Article mis à jour le 9 mars 2023 à 16:19
Ce mois de février, les rédactions ont reçu un rapport de 85 pages dressant le bilan de cette expérimentation menée dans 8 départements, dont les Pyrénées-Orientales depuis janvier 2021. Objectif du ministère de l’Intérieur ? Regrouper sous une même direction territoriale, les policiers de la sécurité publique, de la police judiciaire, de la police aux frontières et du renseignement.
Mais si cela a du sens de mutualiser les moyens humains et matériels quand il s’agit de présence sur le terrain, la police judiciaire s’inquiète de l’alourdissement de ses tâches et donc une baisse de son taux d’élucidation. Explication avec Damien Albanell, secrétaire départemental de la Fédération Professionnelle Indépendante de la Police du 66.
«Le judiciaire est un métier à part entière»
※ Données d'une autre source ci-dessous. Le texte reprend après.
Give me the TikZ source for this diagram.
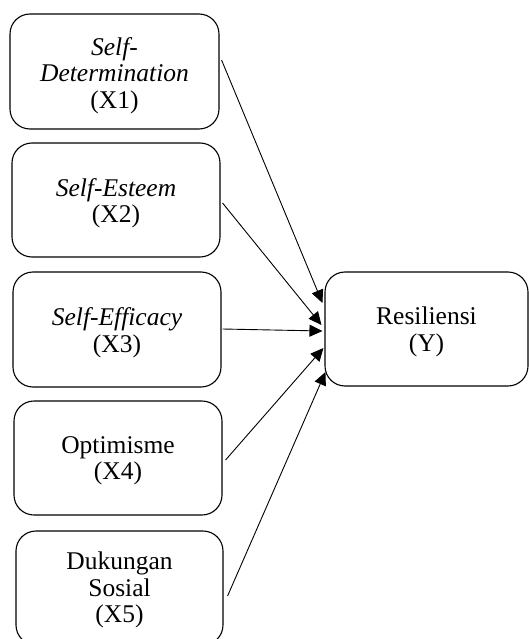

Au-delà de la réforme, Damien Albanell insiste : « le judiciaire est un métier à part entière ». Jusque-là, les policiers de la brigade judiciaire ne traitaient que les « gros dossiers » : homicides, enlèvements, séquestrations, trafics de stupéfiants, affaires financières. La crainte des OPJ* est « de se voir confier des dossiers d’une moindre importance et de perdre leur spécificité ».
C’est donc tout naturellement que les agents de la police judiciaire s’opposent majoritairement à cette fusion des directions. «Ils ont peur d’être engloutis par la masse de dossiers.» Damien Albanell de donner quelques chiffres.
Aujourd’hui, il nous arrive d’avoir 850 dossiers alors que nous sommes 9. Des dossiers allant du vol simple à la disparition. C’est ingérable ! La synthèse fournie par le Ministère de l’Intérieur précise que les affaires confiées aux services de police judiciaire «représentent une part statistiquement marginale de la criminalité, mais particulièrement préjudiciable à la société.» Le rapport rappelle également «des résultats plutôt convaincants pour les affaires qui lui sont confiées, à savoir de 74 % pour les contrefaçons à 95 % pour les affaires de trafic de stupéfiants. Ces taux sont bien plus élevés que les taux moyens d’élucidation des différents services de la police nationale.»
À Perpignan, il y a aussi une problématique de locaux trop exigus. Ainsi, les services de la police judiciaire sont hébergés dans les locaux de la Chambre d’Agriculture, voisine du commissariat de Perpignan. Damien Albanell déplore aussi le manque d’officiers de police judiciaire à Perpignan.
Une réforme des procédures judiciaires nécessaire
Questionné sur la fusion des directions de police, Damien Albanell reconnaît que cela peut s’avérer positif, notamment concernant la mutualisation des moyens matériels et des effectifs en tenue. En effet, Damien Albanell constate que jusqu’à cette réforme, il avait eu «certaines aberrations empêchant parfois un travail collectif.»
Damien Albanell rappelle que les gendarmes fonctionnent bien avec un Colonel départemental qui commande tous les services. Pour Damien Albanell, c’est surtout les procédures qu’il est urgent de réformer. Des procédures qui sont trop lourdes pour Damien qui, la nuit, gère les premières investigations sans s’occuper de l’enquête.
Il faut absolument supprimer la complexité des démarches administratives dénonce le syndicaliste. «J’exagère à peine, mais 90% de notre métier c’est de la paperasse, de la rédaction de procès-verbaux qui n’ont aucun sens, tout donne lieu à un procès-verbal. Quand tu passes un coup de fil, que tu contactes le Procureur, la famille ou l’avocat d’un gardé à vue. Pour expliquer quand le prévenu a mangé ou s’il a vu un médecin, il faut systématiquement un PV, et si tu oublies, la procédure pète ! Ce n’est plus possible ! Il faut sortir du tout écrit.»
Selon le rapport du Ministère de l’Intérieur, pour faire face à une criminalité qui se complexifie et s’intensifie, les moyens humains et matériels sont jugés «globalement satisfaisants mais loin d’être surdimensionnés.» La synthèse préconise «une hausse importante des moyens matériels et technologiques consacrés à la lutte contre le haut du spectre de la criminalité». Plutôt que d’investir dans des dépenses de personnel.
Sur l’importance de la réforme et de la mutualisation des moyens, les inspections générales de la justice, de la police et de l’administratif sont formelles. «Le constat d’un besoin de réforme de la police fait l’objet d’un consensus. Le manque de cohésion et d’unité de cette dernière a pour conséquence des pertes d’information, un manque d’efficacité et entraîne même une certaine concurrence.»